Task description:
Copy each line in which the string "that" occurs.

===== Dataset rows =====

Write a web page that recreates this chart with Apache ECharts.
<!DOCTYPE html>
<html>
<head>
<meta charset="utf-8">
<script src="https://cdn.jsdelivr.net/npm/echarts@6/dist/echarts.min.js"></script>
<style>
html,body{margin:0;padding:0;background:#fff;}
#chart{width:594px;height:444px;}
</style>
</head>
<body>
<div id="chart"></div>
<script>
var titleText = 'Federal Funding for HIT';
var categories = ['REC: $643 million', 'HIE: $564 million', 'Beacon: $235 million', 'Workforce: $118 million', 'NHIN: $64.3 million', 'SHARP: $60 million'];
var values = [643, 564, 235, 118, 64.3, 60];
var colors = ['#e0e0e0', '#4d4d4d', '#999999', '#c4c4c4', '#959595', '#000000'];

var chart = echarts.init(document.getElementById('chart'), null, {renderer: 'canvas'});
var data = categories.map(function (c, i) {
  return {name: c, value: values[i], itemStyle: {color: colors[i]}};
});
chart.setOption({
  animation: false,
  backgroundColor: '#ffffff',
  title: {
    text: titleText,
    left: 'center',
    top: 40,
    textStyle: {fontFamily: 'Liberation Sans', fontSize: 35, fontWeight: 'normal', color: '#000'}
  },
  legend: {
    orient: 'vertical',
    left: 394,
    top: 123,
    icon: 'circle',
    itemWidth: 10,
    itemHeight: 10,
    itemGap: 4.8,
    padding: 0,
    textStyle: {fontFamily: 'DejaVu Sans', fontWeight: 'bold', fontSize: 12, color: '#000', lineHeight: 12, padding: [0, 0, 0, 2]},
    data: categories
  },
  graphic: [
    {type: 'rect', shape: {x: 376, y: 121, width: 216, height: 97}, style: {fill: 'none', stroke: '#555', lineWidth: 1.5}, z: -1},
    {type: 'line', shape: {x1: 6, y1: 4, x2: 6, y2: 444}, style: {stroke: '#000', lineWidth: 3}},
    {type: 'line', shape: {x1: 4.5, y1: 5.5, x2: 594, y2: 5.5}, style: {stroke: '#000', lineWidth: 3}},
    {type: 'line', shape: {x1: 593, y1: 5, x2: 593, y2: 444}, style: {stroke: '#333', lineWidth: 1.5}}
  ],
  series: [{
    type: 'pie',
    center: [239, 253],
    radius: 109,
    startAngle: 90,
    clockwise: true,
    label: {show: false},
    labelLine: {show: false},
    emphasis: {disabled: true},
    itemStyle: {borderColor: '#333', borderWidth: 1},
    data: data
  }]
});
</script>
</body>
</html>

=====
===== Dataset rows =====

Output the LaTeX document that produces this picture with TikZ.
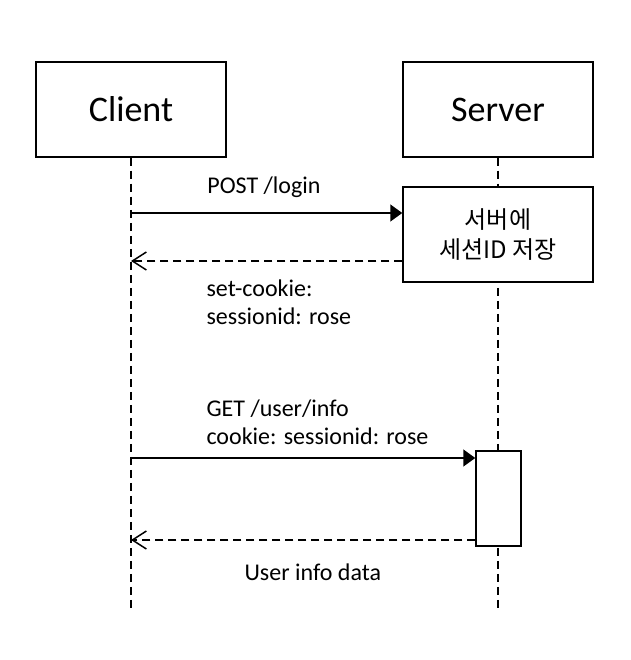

=====
===== Dataset rows =====

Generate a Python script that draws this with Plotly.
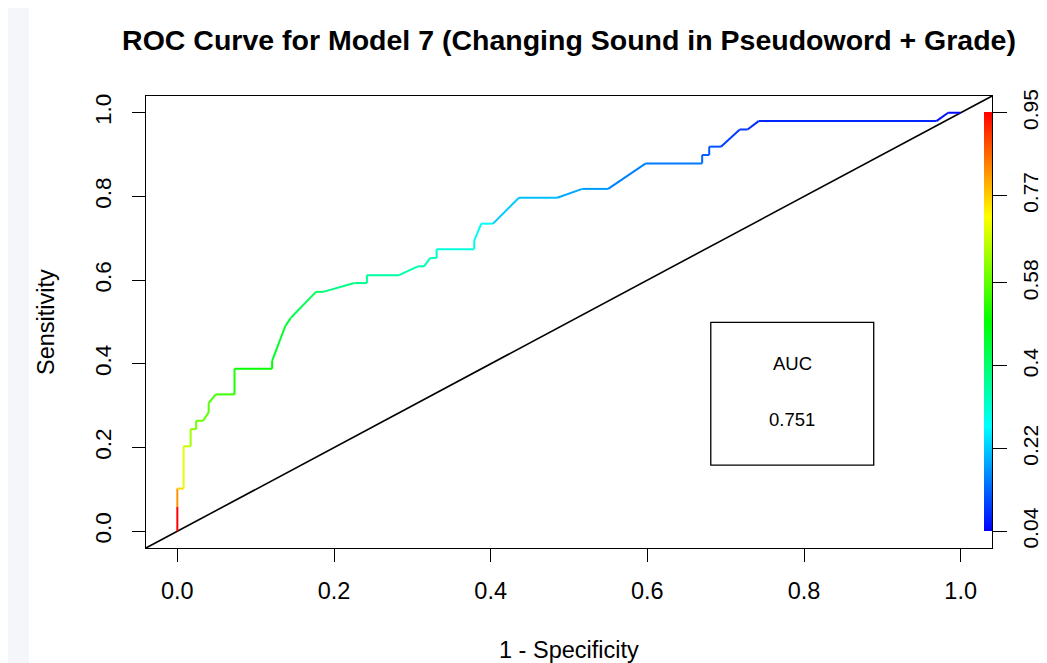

=====

Task solution:
Write a web page that recreates this chart with Apache ECharts.
Output the LaTeX document that produces this picture with TikZ.
Generate a Python script that draws this with Plotly.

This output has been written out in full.